Waste Management Phoenix Open: Full-field scores | Full coverage


Spieth was grinding away on the range with swing coach Cameron McCormick ahead of Wednesday’s pro-am round, but once again the answers failed to materialize once the scores began to count. Often speaking of how close his swing feels or the relative proximity of renewed success, Spieth opted to decline an interview request after the opening round.

“There’s no science behind it. I mean, you just make putts,” said fellow Masters champ Bubba Watson, who played with Spieth in the opening round. “If you look at just Jordan’s round today, I don’t know what he did in other tournaments, but this round today he just missed some putts, hit a lot of great putts that just didn’t go in. A swing here, a swing there, a missed par putt, you make a quick bogey or miss the birdie putt after hitting some good shots. And that’s all the round is.”

Barring a stirring comeback, Spieth’s search for answers will likely shift west next week as he returns to Pebble Beach, where he won in 2017. But his precipitous drop in the world rankings has thrown his upcoming schedule into limbo, as he’ll need to re-enter the top 50 in the world to qualify for next month’s WGC-Mexico Championship. Miss out on that free points grab, and suddenly the top-64 cutoff for the WGC-Dell Match Play Championship in his home state is no guarantee.

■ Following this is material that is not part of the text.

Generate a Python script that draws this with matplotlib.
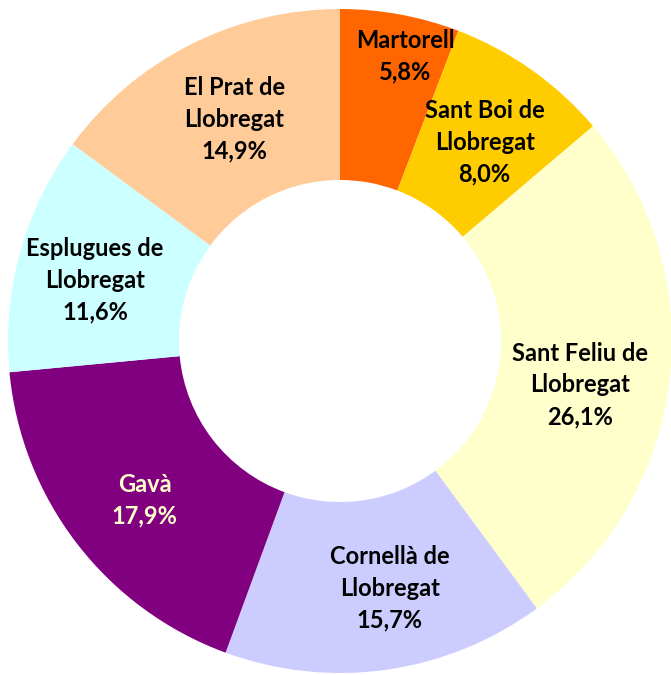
import numpy as np
import matplotlib
matplotlib.use('Agg')
import matplotlib.pyplot as plt

labels = ['Martorell', 'Sant Boi de\nLlobregat', 'Sant Feliu de\nLlobregat', 'Cornellà de\nLlobregat',
          'Gavà', 'Esplugues de\nLlobregat', 'El Prat de\nLlobregat']
values = [5.8, 8.0, 26.1, 15.7, 17.9, 11.6, 14.9]
colors = ['#FF6600', '#FFCC00', '#FFFFCC', '#CCCCFF', '#800080', '#CCFFFF', '#FFCC99']
text_colors = ['black', 'black', 'black', 'black', '#FFFFCC', 'black', 'black']
# label placement inside the ring: radius and angle shift from slice middle (deg)
label_r = [0.88, 0.74, 0.735, 0.76, 0.76, 0.76, 0.74]
label_shift = [-2.5, -0.8, -3.7, 3.3, 1.6, 1.5, -1.4]

plt.rcParams['font.family'] = ['Lato', 'DejaVu Sans']

fig = plt.figure(figsize=(6.71, 6.75), dpi=100)
ax = fig.add_axes([0, 0, 1, 1])

wedges, _ = ax.pie(values, colors=colors, startangle=90, counterclock=False, radius=1.0,
                   wedgeprops=dict(width=0.515, linewidth=0))

# place the ring: centre (340, 341) px from top-left, radius 332 px
R = 332.0
cx, cy = 340.0, 341.0
ax.set_xlim(-cx / R, (671 - cx) / R)
ax.set_ylim(-(675 - cy) / R, cy / R)
ax.set_aspect('equal')
ax.axis('off')

for w, lab, v, tc, r, sh in zip(wedges, labels, values, text_colors, label_r, label_shift):
    ang = np.deg2rad((w.theta1 + w.theta2) / 2 + sh)
    txt = f"{lab}\n{v:.1f}%".replace('.', ',')
    ax.text(r * np.cos(ang), r * np.sin(ang), txt, ha='center', va='center',
            fontsize=17, fontweight='bold', color=tc, linespacing=1.45)

fig.savefig('out.png', dpi=100, facecolor='white')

Spieth has been exempt for every WGC since the summer of 2013, but the criteria for making the limited fields is unmercifully objective. For an idea of how fast a ranking can slide, look no further than Phil Mickelson: Lefty was floating right around that top-50 cutoff for much of the fall, but after a few middling results and a pair of missed cuts he’s tumbled all the way to 86th in the world.

What Spieth might need, more than anything, is the one thing he’s least likely to take – a break. The season-long grind can be unrelenting, as players chase points and status and spots in WGCs and majors. Once the schedule hits its stride, bona fide breaks are hard to come by.

J.B. Holmes, who took an early lead Thursday with a 64 and has seen plenty of peaks and valleys in his own right, revealed that one of the keys to regaining confidence when the results dry up has sometimes been just to walk away.

“When stuff’s not going your way and it’s hard to get the scores and get the ball in the hole, it’s tough to stay mentally tough there sometimes. And sometimes you just need a break,” Holmes said. “For me, that’s always been a good way to do it is just to get away from it a little bit and kind of restart.”

But even if Spieth takes a break, whether it lasts four days or four months, the reminders of the heights he once achieved will greet him when he returns. No amount of wayward drives or missed putts will erase the three majors and 11 wins to his credit, but they also won’t dent the expectations for him to return to those glory days.

Spieth was once the man with all the answers. But for at least one more day, with his game still stuck in neutral and players he once towered over now racing past him en masse, those answers were nowhere to be found.